3. The next matter is with regard to an investment on a first mortgage of certain immoveable property. The facts are these. The 1st defendant and his co-executor under the Will lent a sum of Rs. 1,800 to one Narayana Rao out of the estate of the deceased. That was in 1902. Not a pie of inter?st was ever paid by the mortgagor, and yet it was not until 1907 that the defendant took any steps to recover the arrears of interest and the principal. By that time the total amount, according to the Judge, that was due, when the costs of the action had been counted in, was over a sum of Rs. 3,600. The property was put up for sale and the best that the defendant could do in the absence of any reasonable outside bid was to buy it himself on behalf of the estate for Rs. 3,000. A letter, Exhibit C, was read to us which was written by Narayana Rao in answer to some sort of pressure for payment of interest from the 2nd defendant's father, the co-executor of the 1st defendant; and he says this "The pressure of my debts at present appears to make it inevitable to sell the mortgaged lands.
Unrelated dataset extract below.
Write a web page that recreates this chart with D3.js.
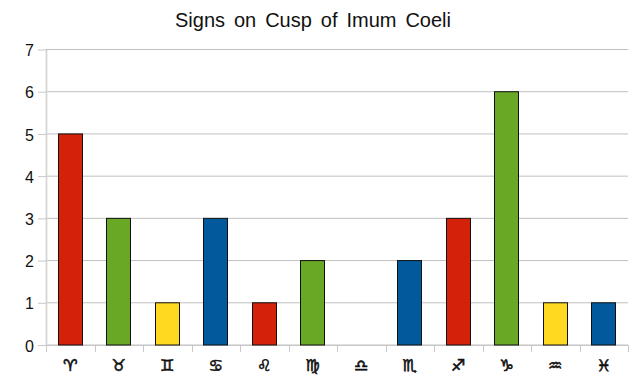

You and Seeniah Garu will please consider and settle the sale of the lands without disadvantage to me or heavy loss to you. If time is allowed to pass away, the amount of interest will greatly increase and 1 shall be a great loser." By that letter the executors had express notice that this man was in ah embarrassed state financially and that the only hope he entertained of salvation was to sell the properties before they became saddled with large arrears of interest, which could only mean one thing that he knew quite well, and informed the creditors that if the arrears of interest were allowed to mount up, the property would not be security enough. In spite of that letter these gentlemen do nothing for seven years to protect the interest of the cestui que trust. We quite agree with the learned Judge that the 1st defendant is clearly liable on this, head of the claim. By agreement the amount has been settled at Rs. 3000. On the 1st defendant paying Rs. 3,010 with interest at 6 per cent. per annum from the date of the plaint, the properties together with any income that may have been received from them from the date of plaint will go to him.

4. The remaining point is a claim for interest on a sum of Rs. 800 which was payable to the 3rd defendant. Mr. Venkatarama Aiyar wisely concedes that it is not possible to make the 1st defendant personally liable for it and that only the estate would be liable.

5. That disposes of all the points that arise in this appeal. The parties will bear their own costs.

Appeal No 279 of 1913.

6. Appeal No. 279 of 1913 is allowed and the 2nd defendant, who is the appellant in that case, will be entitled to his costs from the plaintiff personally both here and in the lower Court.

7. This case having been posted to this day for being spoken to, the Court made the following

ORDER.

8. Three months' time from this date is granted for the 1st defendant paying Rs. 3,003 with interest as aforesaid. In default, the decree of the lower Court in respect of this matter will stand confirmed.